De a poco, de a golpes, se instala así un estado de excepción. Con un consenso generado por el miedo, por una violencia desconocida en Francia desde 1996, cuando un atentado en el metro había dejado un saldo de 4 muertos. Por una ola de explosiones y muerte que ha venido recorriendo Europa -anteriormente Madrid, Londres- que apuntó esta vez a su centro: una de las bombas fue puesta en la parada de subte cercana a la zona donde están instaladas las diferentes instituciones de la Unión Europea. Pero no solo ha venido sucediendo en el continente europeo, sino principalmente en Medio Oriente y África. Entre el 13 de noviembre y este 22 de marzo, 24 atentados fueron cometidos, de los cuales, más de 15 reivindicados por el Estado Islámico. El día anterior había sucedido en Bamako, capital de Mali.
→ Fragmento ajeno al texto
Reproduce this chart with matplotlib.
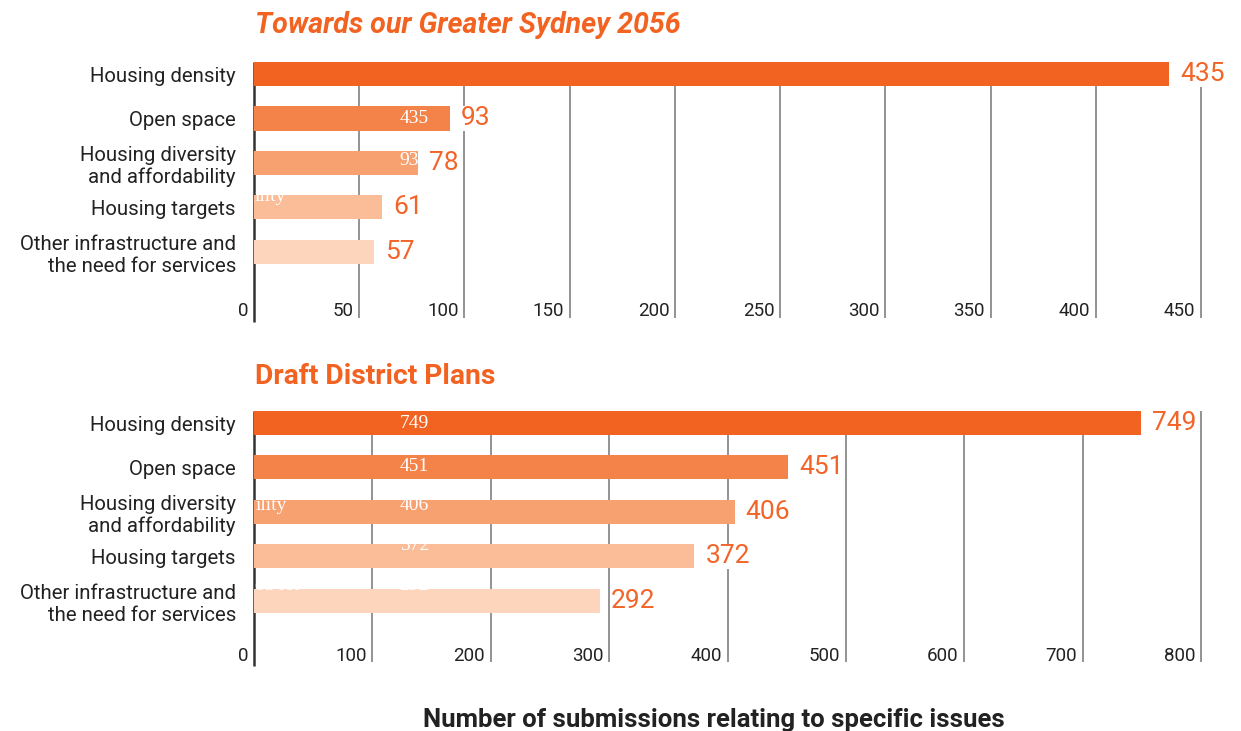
import matplotlib
matplotlib.use("Agg")
import matplotlib.pyplot as plt

# data
categories = ["Housing density", "Open space", "Housing diversity\nand affordability",
              "Housing targets", "Other infrastructure and\nthe need for services"]
sydney_2056 = [435, 93, 78, 61, 57]
district_plans = [749, 451, 406, 372, 292]
ticks_top = [0, 50, 100, 150, 200, 250, 300, 350, 400, 450]
ticks_bottom = [0, 100, 200, 300, 400, 500, 600, 700, 800]

bar_colors = ["#F26322", "#F4834A", "#F7A171", "#FABD97", "#FDD5BD"]
orange = "#F26322"
label_orange = "#F26428"

plt.rcParams['font.family'] = ['Roboto', 'DejaVu Sans']

W, H = 1241, 731
fig = plt.figure(figsize=(W / 100, H / 100), dpi=100)


def px_axes(left, top, right, bottom):
    return fig.add_axes([left / W, 1 - bottom / H, (right - left) / W, (bottom - top) / H])


def draw_panel(ax, values, ticks, xmax, ybottom, tick_y, ghosts):
    rows = list(range(len(values)))
    ax.set_xlim(0, xmax)
    ax.set_ylim(ybottom, -0.27)
    for t in ticks[1:]:
        ax.vlines(t, -0.27, ybottom - 0.05, color="#808080", lw=1.2, zorder=1, clip_on=False)
    ax.vlines(0, -0.27, ybottom + 0.05, color="#333333", lw=1.8, zorder=1, clip_on=False)
    ax.barh(rows, values, height=0.54, color=bar_colors, zorder=2)
    for r, v in zip(rows, values):
        ax.annotate(str(v), (v, r), xytext=(8, 0), textcoords="offset points",
                    ha="left", va="center", fontsize=19, color=label_orange,
                    fontweight="normal", zorder=4,
                    bbox=dict(facecolor="white", edgecolor="none", pad=0.3))
    for t in ticks:
        ax.annotate(str(t), (t, tick_y), xytext=(-4, 0), textcoords="offset points",
                    ha="right", va="center", fontsize=13.5, color="#222222")
    # white ghost labels left over on the bars
    for txt, x, y in ghosts:
        ax.text(x, y, txt, color="white", fontsize=14, family="Liberation Serif",
                ha="left", va="center", zorder=3)
    ax.set_yticks(rows)
    ax.set_yticklabels(categories, fontsize=14.7, color="#222222")
    ax.tick_params(axis="y", length=0, pad=13)
    ax.set_xticks([])
    for s in ax.spines.values():
        s.set_visible(False)
    ax.patch.set_visible(False)


ax1 = px_axes(254, 62, 1201, 320)
draw_panel(ax1, sydney_2056, ticks_top, 450, 5.53, 5.33,
           [("435", 69, 1.0), ("93", 69, 1.95), ("ility", 0.5, 2.75)])

ax2 = px_axes(254, 411, 1201, 664)
draw_panel(ax2, district_plans, ticks_bottom, 800, 5.42, 5.24,
           [("749", 123, 0.02), ("451", 123, 0.97), ("406", 123, 1.85),
            ("372", 123, 2.75), ("292", 123, 3.65), ("ility", 1, 1.85), ("ed for", 1, 3.65)])

fig.text(255 / W, 1 - 25 / H, "Towards our Greater Sydney 2056", fontsize=20.6,
         fontweight="bold", fontstyle="italic", color=orange, ha="left", va="center")
fig.text(255 / W, 1 - 377 / H, "Draft District Plans", fontsize=20.3,
         fontweight="bold", color=orange, ha="left", va="center")
fig.text(714 / W, 1 - 720 / H, "Number of submissions relating to specific issues",
         fontsize=18.5, fontweight="bold", color="#222222", ha="center", va="center")

fig.savefig("out.png", dpi=100, facecolor="white")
Si Europa está en guerra, las coordenadas de la misma resultan entonces más complejas que el relato oficial que busca presentar al Viejo Continente como víctima, obligado a responder. La historia de la política exterior europea enseña que no es cierta tal linealidad. Existen intervenciones, aliados pragmáticos que luego se tornan enemigos, deseos de petróleo, jugadas de alto riesgo que luego pueden pagar las mismas poblaciones. Y la política interior indica que construir un enemigo a partir del motor del miedo y el odio, puede conducir rápidamente a mayores rupturas que las ya existentes. Cuesta pensar cómo seguirá, aunque todos saben que habrá que continuar contando las víctimas del terror. Mañana, pasado, dentro de unos meses, otra vez en París, en Bélgica, en Alemania, nadie sabe. Mientras continuarán llegando refugiados de a miles, huyendo de esas mismas bombas, poniendo a Europa ante el espejo de su crisis que la cubre de a poco de cenizas.